The Government Institutions Pension Fund (GIPF) has paid out N$20 billion in the last five years to its beneficiaries, Prime Minister Saara Kuugongelwa-Amadhila has revealed.
The Fund provides retirement and ancillary benefits to approximately 98,000 members of the civil service and others serving in public institutions.
“The Fund also provides monthly annuity payments to over 48,000 annuitants who are pensioners and or dependents of former members, who rely on this monthly income to sustain their livelihoods,” she said in her address at the launch of the GIPF strategic plan for the 2023-2026 period on Wednesday.
The Prime Minister said the Fund has invested about 50% of its Fund value in Namibia, equating to approximately N$75 billion.
Kuugongelwa-Amadhila said the investment makes the GIPF the largest investor in the Namibian economy, and also compliant with the Pension Fund Act and Regulation.
“I am glad to note that the Fund is a catalyst of growth of our economy, bringing an investor in infrastructure, housing, renewable energy and other strategic sectors of our economy, and its investments provide financial and social returns to Namibia.
“I am informed that in terms of the GIPF 2023-2026 corporate strategy, the Fund has set itself out to be a member-focused and globally leading Pension Fund, under the theme “deepening our strategy towards member centricity” the Premier added.

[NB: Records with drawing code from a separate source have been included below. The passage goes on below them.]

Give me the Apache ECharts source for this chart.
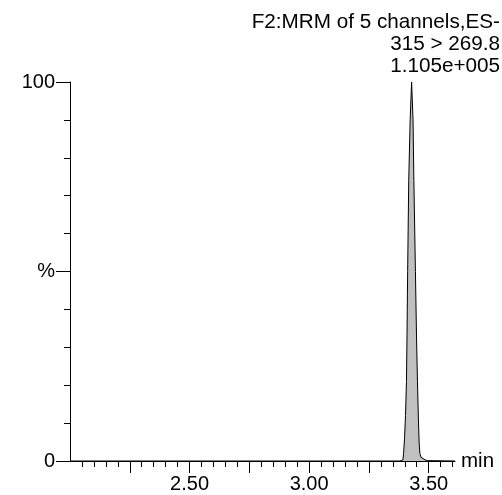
<!DOCTYPE html>
<html>
<head>
<meta charset="utf-8">
<script src="https://cdn.jsdelivr.net/npm/echarts@6/dist/echarts.min.js"></script>
<style>
html,body{margin:0;padding:0;background:#fff;}
#c{width:502px;height:495px;}
</style>
</head>
<body>
<div id="c"></div>
<script>
// Data (retention time in min, relative intensity in %)
var times = [2.00, 3.380, 3.392, 3.395, 3.399, 3.403, 3.407, 3.4095, 3.412, 3.4165, 3.4225, 3.4285, 3.4345, 3.438, 3.4445, 3.449, 3.453, 3.457, 3.460, 3.463, 3.468, 3.475, 3.485, 3.496, 3.500, 3.61];
var intensity = [0, 0, 0.3, 2, 6, 12, 21, 34, 50, 74, 90, 100, 90, 74, 50, 33, 21, 11, 5, 2, 1, 0.5, 0.3, 0.1, 0, 0];

var headerLines = ['F2:MRM of 5 channels,ES-', '315 > 269.8', '1.105e+005'];

var xMajorTicks = [2.25, 2.50, 2.75, 3.00, 3.25, 3.50];
var xLabelValues = [2.50, 3.00, 3.50];
var xMinorTicks = [2.05, 2.10, 2.15, 2.20, 2.30, 2.35, 2.40, 2.45, 2.55, 2.60, 2.65, 2.70, 2.80, 2.85, 2.90, 2.95, 3.05, 3.10, 3.15, 3.20, 3.30, 3.35, 3.40, 3.45, 3.55, 3.60];
var yMajorTicks = [0, 50, 100];
var yLabelTexts = ['0', '%', '100'];
var yMinorTicks = [10, 20, 30, 40, 60, 70, 80, 90];

var X_MIN = 2.0, X_MAX = 3.61;
var FONT = 'Liberation Sans';

var chart = echarts.init(document.getElementById('c'));
var black = '#000';

var option = {
  animation: false,
  backgroundColor: '#fff',
  grid: { left: 70, right: 47, top: 82, bottom: 34, containLabel: false, outerBoundsMode: 'none' },
  graphic: [{
    type: 'text',
    right: 2,
    top: 11,
    style: {
      text: headerLines.join('\n'),
      font: '20.7px "' + FONT + '"',
      fill: black,
      textAlign: 'right',
      lineHeight: 22.3
    }
  }],
  xAxis: [{
    type: 'value', min: X_MIN, max: X_MAX, position: 'bottom',
    name: 'min', nameLocation: 'end', nameGap: 6,
    nameTextStyle: { fontFamily: FONT, fontSize: 20.5, color: black, verticalAlign: 'middle' },
    axisLine: { show: true, lineStyle: { color: black, width: 1 } },
    axisTick: { show: true, length: 12, lineStyle: { color: black, width: 1 }, customValues: xMajorTicks },
    axisLabel: { show: true, margin: 13, fontFamily: FONT, fontSize: 20, color: black,
      customValues: xLabelValues, formatter: function (v) { return v.toFixed(2); } },
    splitLine: { show: false }
  }, {
    type: 'value', min: X_MIN, max: X_MAX, position: 'bottom', offset: 0,
    axisLine: { show: false },
    axisTick: { show: true, length: 6, lineStyle: { color: black, width: 1 }, customValues: xMinorTicks },
    axisLabel: { show: false },
    splitLine: { show: false }
  }],
  yAxis: [{
    type: 'value', min: 0, max: 100, position: 'left',
    axisLine: { show: true, lineStyle: { color: black, width: 1 } },
    axisTick: { show: true, length: 14, lineStyle: { color: black, width: 1 }, customValues: yMajorTicks },
    axisLabel: { show: true, margin: 15, fontFamily: FONT, fontSize: 20, color: black,
      customValues: yMajorTicks,
      formatter: function (v) { var i = yMajorTicks.indexOf(v); return i >= 0 ? yLabelTexts[i] : ''; } },
    splitLine: { show: false }
  }, {
    type: 'value', min: 0, max: 100, position: 'left', offset: 0,
    axisLine: { show: false },
    axisTick: { show: true, length: 6, lineStyle: { color: black, width: 1 }, customValues: yMinorTicks },
    axisLabel: { show: false },
    splitLine: { show: false }
  }],
  series: [{
    type: 'line',
    xAxisIndex: 0, yAxisIndex: 0,
    data: times.map(function (t, i) { return [t, intensity[i]]; }),
    symbol: 'none',
    smooth: false,
    lineStyle: { color: black, width: 1 },
    areaStyle: { color: '#c0c0c0', opacity: 1 },
    z: 1
  }]
};
chart.setOption(option);
</script>
</body>
</html>
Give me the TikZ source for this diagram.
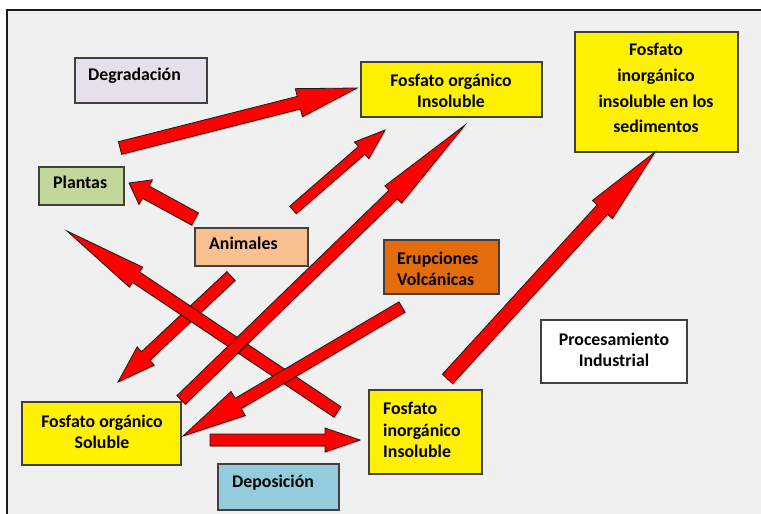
\documentclass[tikz,border=0pt]{standalone}
\usepackage{fontspec}
\setmainfont{Carlito}
\usetikzlibrary{calc,shadows}

\definecolor{panel}{HTML}{F0F0F0}
\definecolor{frameline}{HTML}{1A1A1A}
\definecolor{boxline}{HTML}{404040}
\definecolor{lavender}{HTML}{E6E0EC}
\definecolor{leaf}{HTML}{C3D69B}
\definecolor{peach}{HTML}{FAC090}
\definecolor{lava}{HTML}{E46C0A}
\definecolor{sky}{HTML}{93CDDD}
\definecolor{flow}{HTML}{FF0000}
\definecolor{flowline}{HTML}{1A1A1A}

% block arrow: tail, tip, half shaft width, half head width, head length
\newcommand\blockarrow[5]{%
  \coordinate (nk) at ($(#2)!#5!(#1)$);
  \draw[flowarrow]
    ($(#1)!#3!90:(#2)$) --
    ($(nk)!#3!-90:(#1)$) --
    ($(nk)!#4!-90:(#1)$) --
    (#2) --
    ($(nk)!#4!90:(#1)$) --
    ($(nk)!#3!90:(#1)$) --
    ($(#1)!#3!-90:(#2)$) -- cycle;
}

\tikzset{
  box/.style={draw=boxline, line width=1.1pt, anchor=north west,
    inner sep=0pt, outer sep=0pt,
    drop shadow={shadow xshift=1pt, shadow yshift=-1pt, opacity=0.2, fill=black}},
  lbl/.style={font=\fontsize{17.8}{21.5}\selectfont\bfseries, text=black,
    inner sep=0pt, anchor=base},
  lblw/.style={lbl, anchor=base west},
  flowarrow/.style={fill=flow, draw=flowline, line width=0.8pt, line join=miter,
    drop shadow={shadow xshift=1.2pt, shadow yshift=-1.2pt, opacity=0.2, fill=black}},
}

\begin{document}
\begin{tikzpicture}[x=1pt,y=-1pt]
  \useasboundingbox (0,0) rectangle (761,514);
  \fill[white] (0,0) rectangle (761,514);
  % panel
  \fill[panel] (7,10) rectangle (761,514);
  \draw[frameline, line width=1.2pt] (7,514) -- (7,10) -- (761,10);

  % boxes
  \node[box, fill=lavender, minimum width=132pt, minimum height=45pt] (deg) at (75,58) {};
  \node[box, fill=yellow, minimum width=181pt, minimum height=55pt] (foi) at (361,62) {};
  \node[box, fill=yellow, minimum width=163pt, minimum height=120pt] (sed) at (575,32) {};
  \node[box, fill=leaf, minimum width=85pt, minimum height=38pt] (pla) at (39,167) {};
  \node[box, fill=peach, minimum width=113pt, minimum height=38pt] (ani) at (195,228) {};
  \node[box, fill=lava, minimum width=115pt, minimum height=54pt] (eru) at (384,240) {};
  \node[box, fill=white, minimum width=146pt, minimum height=63pt] (pro) at (541,320) {};
  \node[box, fill=yellow, minimum width=159pt, minimum height=63pt] (fos) at (22,402) {};
  \node[box, fill=yellow, minimum width=113pt, minimum height=84pt] (fii) at (369,390) {};
  \node[box, fill=sky, minimum width=121pt, minimum height=46pt] (dep) at (218,464) {};

  % labels
  \node[lblw] (deg-t) at (88,80) {Degradación};
  \node[lbl] (foi-t1) at (451,86) {Fosfato orgánico};
  \node[lbl] (foi-t2) at (451,107) {Insoluble};
  \node[lbl] (sed-t1) at (656,55) {Fosfato};
  \node[lbl] (sed-t2) at (656,81) {inorgánico};
  \node[lbl] (sed-t3) at (656,107) {insoluble en los};
  \node[lbl] (sed-t4) at (656,132) {sedimentos};
  \node[lblw] (pla-t) at (53,188) {Plantas};
  \node[lblw] (ani-t) at (209,249) {Animales};
  \node[lblw] (eru-t1) at (397,264) {Erupciones};
  \node[lblw] (eru-t2) at (397,285) {Volcánicas};
  \node[lbl] (pro-t1) at (614,345) {Procesamiento};
  \node[lbl] (pro-t2) at (614,366) {Industrial};
  \node[lbl] (fos-t1) at (102,427) {Fosfato orgánico};
  \node[lbl] (fos-t2) at (102,448) {Soluble};
  \node[lblw] (fii-t1) at (383,414) {Fosfato};
  \node[lblw] (fii-t2) at (383,436) {inorgánico};
  \node[lblw] (fii-t3) at (383,457) {Insoluble};
  \node[lblw] (dep-t) at (232,487) {Deposición};

  % arrow end points
  \coordinate (a1s) at (120,148);   \coordinate (a1e) at (357,88);
  \coordinate (a2s) at (293,210);   \coordinate (a2e) at (385,130);
  \coordinate (a3s) at (195,219);   \coordinate (a3e) at (129,183);
  \coordinate (a4s) at (181,400);   \coordinate (a4e) at (465,125);
  \coordinate (a5s) at (447.5,379); \coordinate (a5e) at (655,152);
  \coordinate (a6s) at (231,276);   \coordinate (a6e) at (118,382);
  \coordinate (a7s) at (402,307);   \coordinate (a7e) at (183,436);
  \coordinate (a8s) at (337.5,412); \coordinate (a8e) at (67,231);
  \coordinate (a9s) at (210,440);   \coordinate (a9e) at (360,440);

  % flows
  \blockarrow{a1s}{a1e}{6.5pt}{14.5pt}{60pt}
  \blockarrow{a2s}{a2e}{5pt}{11pt}{31pt}
  \blockarrow{a3s}{a3e}{7pt}{14pt}{19pt}
  \blockarrow{a5s}{a5e}{7pt}{13.5pt}{78pt}
  \blockarrow{a9s}{a9e}{6pt}{12pt}{35pt}
  \blockarrow{a6s}{a6e}{6pt}{12.5pt}{38pt}
  \blockarrow{a8s}{a8e}{6.3pt}{12pt}{83pt}
  \blockarrow{a4s}{a4e}{6pt}{12pt}{100pt}
  \blockarrow{a7s}{a7e}{6pt}{14pt}{64pt}
\end{tikzpicture}
\end{document}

Meanwhile, GIPF changed its five-year strategic plan to a three-year plan for the period of 2023-2026 in a bid to mitigate the external volatility of international markets and their influences.
During an analysis of key source documents, Desmond Nikanor, the Manager for strategy at GIPF highlighted some of the 14 strategic issues.
“Benefit adequacy benefit design, member and stakeholder engagement and satisfaction, liquidity profile for the medium to long term, firm readiness, cost to serve methodology, organisational culture, maintenance and management funding level, digital transformation and automation, ethics institutionalisation, optimal utility of internal staff capacity, FIM implementation and compliance, financial analytics and modeling,” he noted.
Furthermore, he said two of these key strategic issues were identified as cross-cutting issues that shall underpin the pillars of the strategic plan, member centricity and shared value.
Nikanor said “the 14 key strategic issues were grouped into four thematic areas which informed the formulation of the GIPF strategic pillars namely; member centricity, sustainability, outcomes-based governance, risk and compliance, and organisational and employee capacity”.